Onderzoek of het niet-huishoudelijk verbruik als percentage van het totale waterverbruik per dag in 1980 groter was dan in 1950.

c

Bij een onderzoek schatte men dat de toename van het totale waterverbruik elke 5 jaar zou liggen tussen 110 en 200 miljard liter per dag. Tussen welke twee getallen ligt volgens deze veronderstelling het totale waterverbruik in de V.S. in 2010?

(bron: examen wiskunde A havo 1993, eerste tijdvak)

Opgave 10Roofdieren
Roofdieren

De meeste roofdieren proberen iedere dag hun voedsel zo snel mogelijk te vangen. Naarmate meer voedsel is gevangen, wordt het vaak moeilijker om nog nieuw voedsel te vangen. Deze opgave gaat over het wiskundige model dat daarbij gemaakt kan worden. In dat model geeft de opbrengstfunctie het verband aan tussen de hoeveelheid voedsel (de voedselopbrengst) en de tijd die nodig is om die hoeveelheid voedsel te vangen. In de figuur is de grafiek getekend van de opbrengstfunctie voor roofdiersoort A. De voedselopbrengst is uitgedrukt in energie-eenheden (ee) en de benodigde tijd in uren.
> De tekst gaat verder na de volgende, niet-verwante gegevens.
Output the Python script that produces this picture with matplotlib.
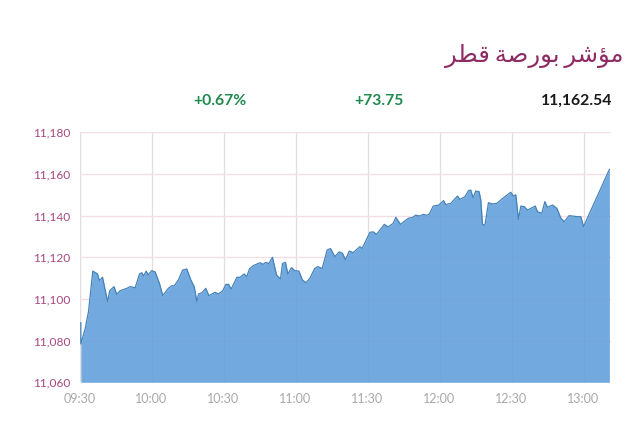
import matplotlib
matplotlib.use("Agg")
import matplotlib.pyplot as plt

minutes = [0.55,0.55,2.4,3.75,5.55,7.5,8.3,9.6,11.7,12.6,14.4,15.5,17,19.7,21.1,23.2,25,26,26.7,27.8,28.6,30.1,31.5,33.3,34.7,37,38.5,39.4,41.2,43,44.7,46.4,47.8,48.9,49.6,51,52.6,53.9,56.5,57.9,59.7,61,62.1,63.2,65.6,66.9,68.6,69.7,70.8,
72.4,75.2,76.5,77.6,78.9,80.4,82.1,83.75,84.6,85.8,86.8,88.3,89.7,91.4,92.9,94.3,96,98,99.4,101.1,103.2,104.6,106.4,108.2,109.6,110.8,112.4,114,116.8,117.8,121,122.4,123.75,127,128.6,130.7,131.8,133.75,137,139,140,141.8,143.2,144.6,145.7,
147.4,149.6,151.7,152.6,154.7,157.5,158.5,160.6,162.1,163,164,165.1,166.5,167.2,167.9,168.9,170.4,172.1,173.9,176.9,179.7,180.8,181.8,182.9,183.9,185.3,186.7,189.9,190.8,192.6,193.9,195,197.1,198.9,200.6,202,204,207.5,208.9,210,220.8]
values = [11088.6,11078.4,11085.9,11093.9,11113.4,11112,11108.8,11110.4,11098.7,11104,11105.9,11102.2,11104,11105.1,11105.9,11105.4,11112,11112.6,11111,11113.4,11111.5,11113.6,11113,11107.5,11101.6,11105.1,11106.4,11106.2,11109.1,11113.9,11114.4,11109.1,11105.9,11098.7,11102.4,11103,11105.1,11101.6,11103.2,11102.4,11104,11107,11107,11104.8,11110.4,11110.4,11112,11110.7,11114.4,
11116,11117.4,11116.6,11117.6,11117,11120,11111.5,11109.6,11117,11117.6,11112,11115,11113.6,11113.4,11109.1,11107.8,11109.9,11114.7,11115.5,11114.6,11123.5,11124.2,11120.3,11122.6,11121.9,11118.7,11123,11122.2,11125.1,11124.3,11132,11132.2,11131,11135.8,11134.6,11136.3,11139.2,11135.8,11138.7,11139.2,11140.2,11139.8,11140.6,11140.2,11140.6,
11144.6,11145,11147.2,11145.3,11145.9,11149.4,11147.8,11149.1,11152,11152.3,11148.6,11151.8,11151.5,11147.5,11136,11135.2,11146.2,11145.6,11145.9,11148.8,11151.2,11149.4,11150,11138.2,11144.6,11144.3,11142.7,11144.6,11141.9,11141.1,11146.7,11144,11145.1,11143.5,11138.7,11137.1,11140,11139.5,11139.5,11134.7,11162.2]
x_ticks = [0,30,60,90,120,150,180,210]
x_labels = ["09:30","10:00","10:30","11:00","11:30","12:00","12:30","13:00"]
y_ticks = [11060,11080,11100,11120,11140,11160,11180]
y_labels = ["11,060","11,080","11,100","11,120","11,140","11,160","11,180"]
# Arabic title in presentation forms, visual order (matplotlib does not shape Arabic)
title_logical = "\uFEE3\uFE86\uFEB7\uFEAE\u2009\uFE91\uFEEE\uFEAD\uFEBB\uFE94\u2009\uFED7\uFEC4\uFEAE"
title_visual = title_logical[::-1]
stat_pct = "+0.67%"
stat_chg = "+73.75"
stat_val = "11,162.54"

plt.rcParams['font.family'] = ['Lato', 'DejaVu Sans']
W, H = 640, 422
fig = plt.figure(figsize=(W/100, H/100), dpi=100, facecolor='white')
ax = fig.add_axes([79.5/W, 1-382.3/H, (611-79.5)/W, (382.3-132.3)/H])
ax.set_xlim(0, (611-79.5)/2.4)
ax.set_ylim(11060, 11180)
for s in ax.spines.values():
    s.set_visible(False)
ax.set_xticks(x_ticks, x_labels)
ax.set_yticks(y_ticks, y_labels)
ax.tick_params(axis='both', length=0)
ax.tick_params(axis='x', colors='#a8a8a8', labelsize=9, pad=8)
ax.tick_params(axis='y', colors='#a8487f', labelsize=8.6, pad=6.5)
ax.set_axisbelow(True)
ax.grid(axis='y', color='#f5dde4', lw=0.9)
ax.grid(axis='x', color='#e3dce0', lw=0.9)
ax.axvline(0, color='#e9e2e6', lw=0.9, zorder=0)
ax.fill_between(minutes, values, 11060, color='#5f9fdb', alpha=0.88, lw=0, zorder=2)
ax.plot(minutes, values, color='#4582b8', lw=0.9, zorder=3)

fig.text(623/W, 1-56/H, title_visual, family='DejaVu Sans', fontsize=17.5, color='#8e2b63', ha='right', va='center')
fig.text(220/W, 1-101/H, stat_pct, fontsize=11.3, weight='bold', color='#1f8a4d', ha='center', va='center')
fig.text(379/W, 1-101/H, stat_chg, fontsize=11.3, weight='bold', color='#1f8a4d', ha='center', va='center')
fig.text(612/W, 1-101/H, stat_val, fontsize=11.3, weight='bold', color='#1a1a1a', ha='right', va='center')
fig.savefig('out.png', dpi=100)
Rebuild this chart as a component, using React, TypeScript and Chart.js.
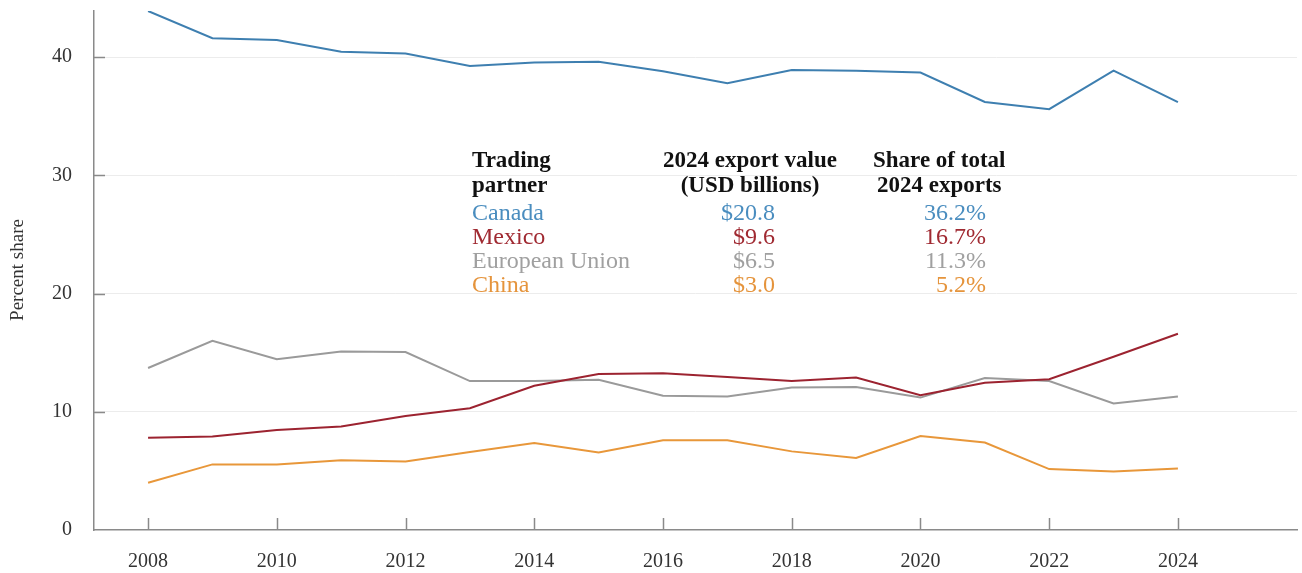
import React, { useEffect, useRef } from "react";
import { Chart, registerables } from "chart.js";

Chart.register(...registerables);

const years = [2008, 2009, 2010, 2011, 2012, 2013, 2014, 2015, 2016, 2017, 2018, 2019, 2020, 2021, 2022, 2023, 2024];
const canada = [43.9, 41.6, 41.45, 40.45, 40.3, 39.25, 39.55, 39.6, 38.8, 37.8, 38.9, 38.85, 38.7, 36.2, 35.6, 38.85, 36.2];
const mexico = [7.8, 7.9, 8.45, 8.75, 9.65, 10.3, 12.2, 13.2, 13.25, 12.95, 12.6, 12.9, 11.4, 12.45, 12.75, 14.65, 16.6];
const eu = [13.7, 16.0, 14.45, 15.1, 15.05, 12.6, 12.6, 12.7, 11.35, 11.3, 12.05, 12.1, 11.2, 12.85, 12.6, 10.7, 11.3];
const china = [4.0, 5.55, 5.55, 5.9, 5.8, 6.6, 7.35, 6.55, 7.6, 7.6, 6.65, 6.1, 7.95, 7.4, 5.15, 4.95, 5.2];

const xTickYears = [2008, 2010, 2012, 2014, 2016, 2018, 2020, 2022, 2024];
const yTickValues = [0, 10, 20, 30, 40];

const partners = ["Canada", "Mexico", "European Union", "China"];
const exportValues = ["$20.8", "$9.6", "$6.5", "$3.0"];
const shares = ["36.2%", "16.7%", "11.3%", "5.2%"];

const LINE_COLORS = ["#3e7fb0", "#9c2330", "#9a9a9a", "#e8973a"];
const TEXT_COLORS = ["#4a8dbf", "#a02a32", "#a0a0a0", "#e5943c"];
const SERIF = '"Liberation Serif", "Times New Roman", serif';

const overlayPlugin = {
  id: "overlay",
  afterDraw(chart: any) {
    const { ctx, chartArea, scales } = chart;
    const xs = scales.x;
    const ys = scales.y;
    ctx.save();
    // inward tick marks
    ctx.strokeStyle = "#8a8a8a";
    ctx.lineWidth = 1.5;
    yTickValues.forEach((v) => {
      if (v === 0) return;
      const y = Math.round(ys.getPixelForValue(v)) + 0.5;
      ctx.beginPath();
      ctx.moveTo(chartArea.left, y);
      ctx.lineTo(chartArea.left + 11, y);
      ctx.stroke();
    });
    xTickYears.forEach((v) => {
      const x = Math.round(xs.getPixelForValue(v)) + 0.5;
      ctx.beginPath();
      ctx.moveTo(x, chartArea.bottom);
      ctx.lineTo(x, chartArea.bottom - 12);
      ctx.stroke();
    });

    // y axis title
    ctx.save();
    ctx.translate(18, 270);
    ctx.rotate(-Math.PI / 2);
    ctx.font = `19px ${SERIF}`;
    ctx.fillStyle = "#333";
    ctx.textAlign = "center";
    ctx.textBaseline = "middle";
    ctx.fillText("Percent share", 0, 0);
    ctx.restore();

    // table annotation
    const col1 = 472;
    const col2c = 750;
    const col2r = 775;
    const col3r = 986;
    ctx.font = `bold 23px ${SERIF}`;
    ctx.fillStyle = "#111";
    ctx.textBaseline = "alphabetic";
    ctx.textAlign = "left";
    ctx.fillText("Trading", col1, 166.5);
    ctx.fillText("partner", col1, 191.5);
    ctx.textAlign = "center";
    ctx.fillText("2024 export value", col2c, 166.5);
    ctx.fillText("(USD billions)", col2c, 191.5);
    ctx.textAlign = "left";
    ctx.fillText("Share of total", 873, 166.5);
    ctx.fillText("2024 exports", 877, 191.5);

    ctx.font = `24px ${SERIF}`;
    const rowY = [219.5, 243.8, 268.1, 292.4];
    partners.forEach((p, i) => {
      ctx.fillStyle = TEXT_COLORS[i];
      ctx.textAlign = "left";
      ctx.fillText(p, col1, rowY[i]);
      ctx.textAlign = "right";
      ctx.fillText(exportValues[i], col2r, rowY[i]);
      ctx.fillText(shares[i], col3r, rowY[i]);
    });
    ctx.restore();
  },
};

export default function App() {
  const ref = useRef<HTMLCanvasElement | null>(null);

  useEffect(() => {
    if (!ref.current) return;
    const mk = (label: string, data: number[], i: number) => ({
      label,
      data: data.map((v, k) => ({ x: years[k], y: v })),
      borderColor: LINE_COLORS[i],
      backgroundColor: LINE_COLORS[i],
      borderWidth: 2,
      pointRadius: 0,
      tension: 0,
      fill: false,
    });
    const chart = new Chart(ref.current, {
      type: "line",
      data: {
        datasets: [
          mk("Canada", canada, 0),
          mk("Mexico", mexico, 1),
          mk("European Union", eu, 2),
          mk("China", china, 3),
        ],
      },
      options: {
        animation: false,
        responsive: false,
        devicePixelRatio: 1,
        layout: { padding: { top: 11, right: 5, left: 0, bottom: 0 } },
        plugins: {
          legend: { display: false },
          tooltip: { enabled: false },
          title: { display: false },
        },
        scales: {
          x: {
            type: "linear",
            min: 2007.16,
            max: 2025.85,
            afterFit: (s: any) => {
              s.height = 43;
              s.paddingLeft = 0;
              s.paddingRight = 0;
            },
            afterBuildTicks: (s: any) => {
              s.ticks = xTickYears.map((v) => ({ value: v }));
            },
            grid: { display: true, color: "rgba(0,0,0,0)", drawTicks: false },
            border: { display: true, color: "#8a8a8a", width: 1.5 },
            ticks: {
              padding: 20,
              color: "#333",
              font: { family: SERIF, size: 20 },
              maxRotation: 0,
              autoSkip: false,
              callback: (v: any) => String(v),
            },
          },
          y: {
            type: "linear",
            min: 0,
            max: 43.9,
            afterFit: (s: any) => {
              s.width = 94;
              s.paddingTop = 0;
              s.paddingBottom = 0;
            },
            afterBuildTicks: (s: any) => {
              s.ticks = yTickValues.map((v) => ({ value: v }));
            },
            grid: {
              color: (c: any) => (c.tick && c.tick.value === 0 ? "rgba(0,0,0,0)" : "#ececec"),
              lineWidth: 1,
              drawTicks: false,
            },
            border: { display: true, color: "#8a8a8a", width: 1.5 },
            ticks: {
              padding: 22,
              color: "#333",
              font: { family: SERIF, size: 20 },
              callback: (v: any) => String(v),
            },
          },
        },
      },
      plugins: [overlayPlugin],
    } as any);
    return () => chart.destroy();
  }, []);

  return (
    <div style={{ position: "absolute", left: 0, top: 0, width: 1302, height: 573, background: "#fff" }}>
      <canvas ref={ref} width={1302} height={573} style={{ display: "block", width: 1302, height: 573 }} />
    </div>
  );
}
We bekijken een roofdier van soort A. Na `0,5` uur heeft dit roofdier een bepaalde hoeveelheid energie aan voedsel gevangen. Om de dubbele hoeveelheid te vangen is meer dan het dubbele van `0,5`  uur nodig.

a

Bepaal met behulp van de grafiek hoeveel maal zo groot de daarvoor benodigde tijd is.

Sommige roofdieren leven niet in hetzelfde gebied als hun prooidieren. Zulke roofdieren moeten zich eerst verplaatsen naar hun voedselgebied voordat ze met de jacht kunnen beginnen. De tijd die nodig is om een bepaalde hoeveelheid voedsel te vangen wordt daardoor uitgebreid met de tijd die nodig is om naar het voedselgebied te gaan. Dit heeft gevolgen voor de gemiddelde opbrengst per uur. In de figuur is de grafiek van de opbrengstfunctie van roofdiersoort B getekend. Zoals je in de figuur kunt zien, is een roofdier van deze soort twee uur onderweg ( `1`  uur heen en `1`  uur terug).

Op de grafiek van roofdiersoort B bevindt zich het punt `Q` met coördinaten `(5, 3)` . Dat wil zeggen dat, als een roofdier van roofdiersoort B vijf uur jaagt (inclusief verplaatsing), dan is zijn voedselopbrengst `3` ee. De gemiddelde voedselopbrengst is dan `3/5=0,6` ee/h. In de figuur is ook een stippellijn getekend die gaat door de oorsprong en punt `Q` . Deze stippellijn snijdt de grafiek van roofdiersoort B ook in punt `P` .

b

Leg uit, zonder berekening, dat de gemiddelde voedselopbrengst die hoort bij punt `P` ook gelijk is aan `0,6` ee/uur.

c

Op de grafiek van roofdiersoort B bevindt zich een punt waarbij de gemiddelde opbrengst per uur voor een roofdier van soort B maximaal is.

Bepaal met behulp van de figuur bij b, bij welke tijd de gemiddelde opbrengst per uur maximaal is. Licht je antwoord toe.

Een roofdier van soort C is in totaal `1` uur onderweg. Voor deze roofdieren is de opbrengstfunctie gegeven door de formule:

`r = 4sqrt(t-1)` als `t gt 1` (voor het eerste uur geldt: `r = 0` )

Hierin is `t` de tijd in uren en `r` de hoeveelheid gevonden voedsel in ee.

Deze opbrengstfunctie `r` heeft voor `t gt 1` de volgende twee eigenschappen:

  • een langere tijd levert altijd een hogere opbrengst op;

  • de toename van de opbrengst wordt steeds geringer naarmate `t` groter wordt.

Deze twee eigenschappen zijn zichtbaar in de grafiek van `r` , maar ze kunnen ook worden verklaard aan de hand van de grafiek van de afgeleide van `r` .

d

Schets de grafiek van de afgeleide van `r` en verklaar de beide eigenschappen aan de hand van deze grafiek.